(Stored data entries)
◇ ◇ ◇ ◇
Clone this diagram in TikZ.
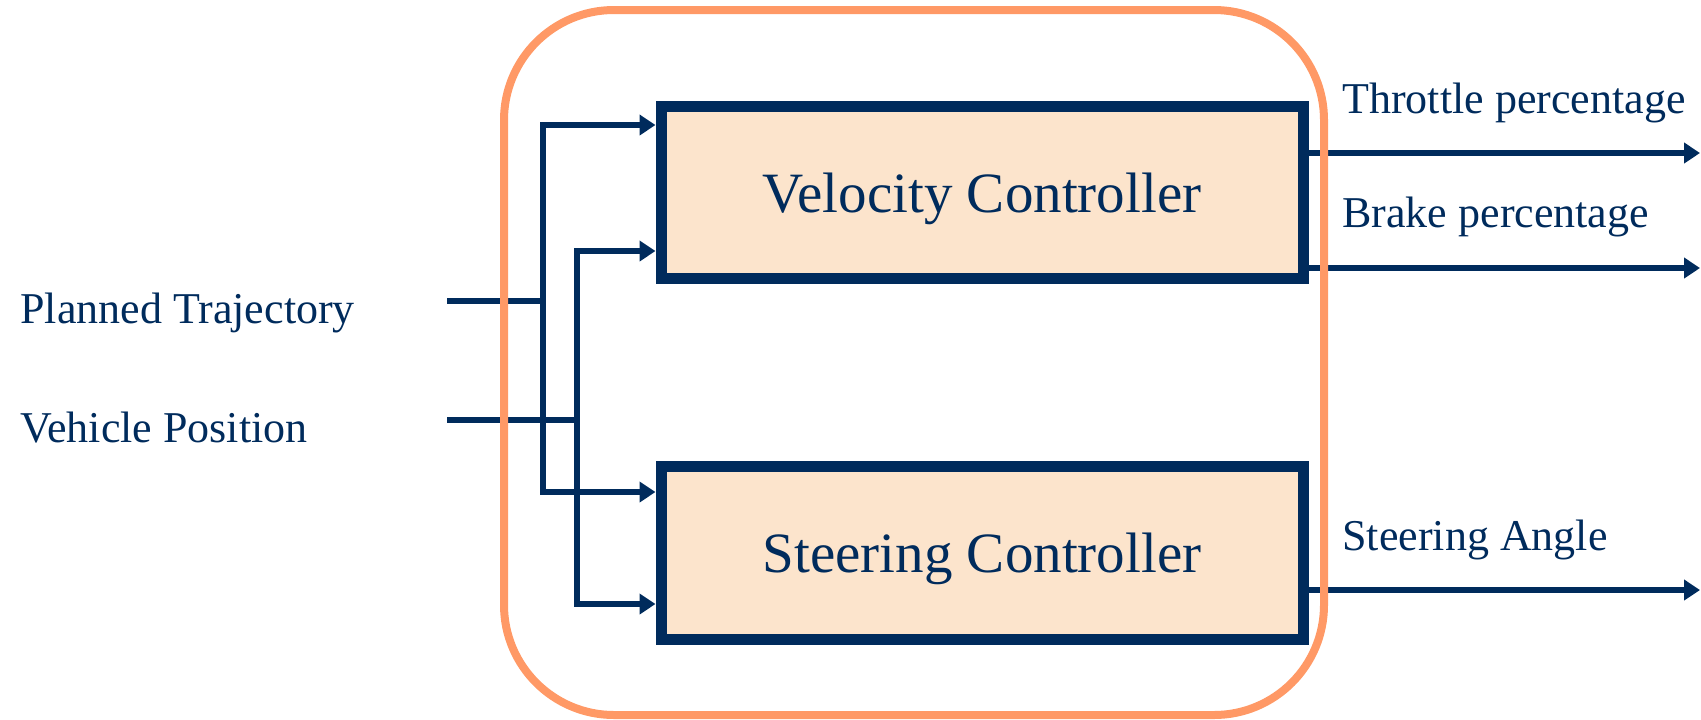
\documentclass[tikz,border=0pt]{standalone}
\usepackage{fontspec}
\setmainfont{Liberation Serif}
\usetikzlibrary{arrows.meta,positioning}

\definecolor{ctrlnavy}{HTML}{002B5C}
\definecolor{ctrlfill}{HTML}{FCE4CC}
\definecolor{frameorange}{HTML}{FF9966}

\begin{document}
\begin{tikzpicture}[
    x=0.5pt, y=-0.5pt,
    % Node styles
    ctrl/.style={draw=ctrlnavy, line width=5.5pt, fill=ctrlfill, minimum width=321pt, minimum height=86pt,
                 text=ctrlnavy, font=\fontsize{28.5}{34}\selectfont, text height=20pt, text depth=0pt},
    lbl/.style={anchor=base west, inner sep=0pt, text=ctrlnavy, font=\fontsize{22}{26}\selectfont},
    wire/.style={draw=ctrlnavy, line width=3.25pt},
    arrow/.style={wire, -{Triangle[length=8pt,width=10pt]}},
    frame/.style={draw=frameorange, line width=4pt, rounded corners=55pt},
]
    \useasboundingbox (0,0) rectangle (1701,719);

    % Controllers
    \node[ctrl] (vel) at (982,192) {Velocity Controller};
    \node[ctrl, minimum height=86.5pt] (steer) at (982,552.5) {Steering Controller};

    % Inputs
    \node[lbl] (plan) at (20,323) {Planned Trajectory};
    \node[lbl] (veh) at (20,442) {Vehicle Position};
    \coordinate (planin) at (447,301);
    \coordinate (vehin) at (447,420);
    \coordinate (busA) at (543,301);
    \coordinate (busB) at (577,420);

    \draw[wire] (planin) -- (busA);
    \draw[wire] (vehin) -- (busB);
    \draw[arrow] (busA) |- (vel.west |- 0,125);
    \draw[arrow] (busA) |- (steer.west |- 0,492);
    \draw[arrow] (busB) |- (vel.west |- 0,251);
    \draw[arrow] (busB) |- (steer.west |- 0,604);

    % Outputs
    \coordinate (thrOut) at (1700,153);
    \coordinate (brkOut) at (1700,268);
    \coordinate (strOut) at (1700,590);
    \draw[arrow] (vel.east |- thrOut) -- (thrOut);
    \draw[arrow] (vel.east |- brkOut) -- (brkOut);
    \draw[arrow] (steer.east |- strOut) -- (strOut);

    \node[lbl] (thr) at (1342,113) {Throttle percentage};
    \node[lbl] (brk) at (1342,227) {Brake percentage};
    \node[lbl] (ang) at (1342,550) {Steering Angle};

    % Controller frame
    \draw[frame] (504,10) rectangle (1324,715);

\end{tikzpicture}
\end{document}
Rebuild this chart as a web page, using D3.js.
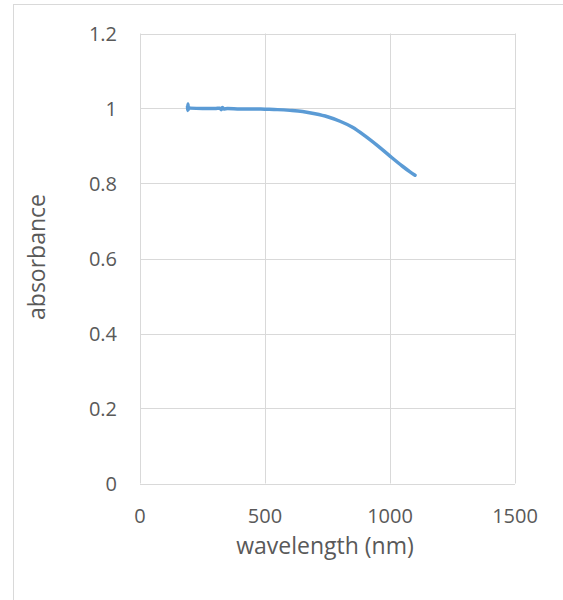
◇ ◇ ◇ ◇
* **Objective**
Leave out the pictures and restate, word for word, the lines from the top of the data through the line containing "(steer.west |- 0,604);", both included.

* **Task solution**
Clone this diagram in TikZ.
\documentclass[tikz,border=0pt]{standalone}
\usepackage{fontspec}
\setmainfont{Liberation Serif}
\usetikzlibrary{arrows.meta,positioning}

\definecolor{ctrlnavy}{HTML}{002B5C}
\definecolor{ctrlfill}{HTML}{FCE4CC}
\definecolor{frameorange}{HTML}{FF9966}

\begin{document}
\begin{tikzpicture}[
    x=0.5pt, y=-0.5pt,
    % Node styles
    ctrl/.style={draw=ctrlnavy, line width=5.5pt, fill=ctrlfill, minimum width=321pt, minimum height=86pt,
                 text=ctrlnavy, font=\fontsize{28.5}{34}\selectfont, text height=20pt, text depth=0pt},
    lbl/.style={anchor=base west, inner sep=0pt, text=ctrlnavy, font=\fontsize{22}{26}\selectfont},
    wire/.style={draw=ctrlnavy, line width=3.25pt},
    arrow/.style={wire, -{Triangle[length=8pt,width=10pt]}},
    frame/.style={draw=frameorange, line width=4pt, rounded corners=55pt},
]
    \useasboundingbox (0,0) rectangle (1701,719);

    % Controllers
    \node[ctrl] (vel) at (982,192) {Velocity Controller};
    \node[ctrl, minimum height=86.5pt] (steer) at (982,552.5) {Steering Controller};

    % Inputs
    \node[lbl] (plan) at (20,323) {Planned Trajectory};
    \node[lbl] (veh) at (20,442) {Vehicle Position};
    \coordinate (planin) at (447,301);
    \coordinate (vehin) at (447,420);
    \coordinate (busA) at (543,301);
    \coordinate (busB) at (577,420);

    \draw[wire] (planin) -- (busA);
    \draw[wire] (vehin) -- (busB);
    \draw[arrow] (busA) |- (vel.west |- 0,125);
    \draw[arrow] (busA) |- (steer.west |- 0,492);
    \draw[arrow] (busB) |- (vel.west |- 0,251);
    \draw[arrow] (busB) |- (steer.west |- 0,604);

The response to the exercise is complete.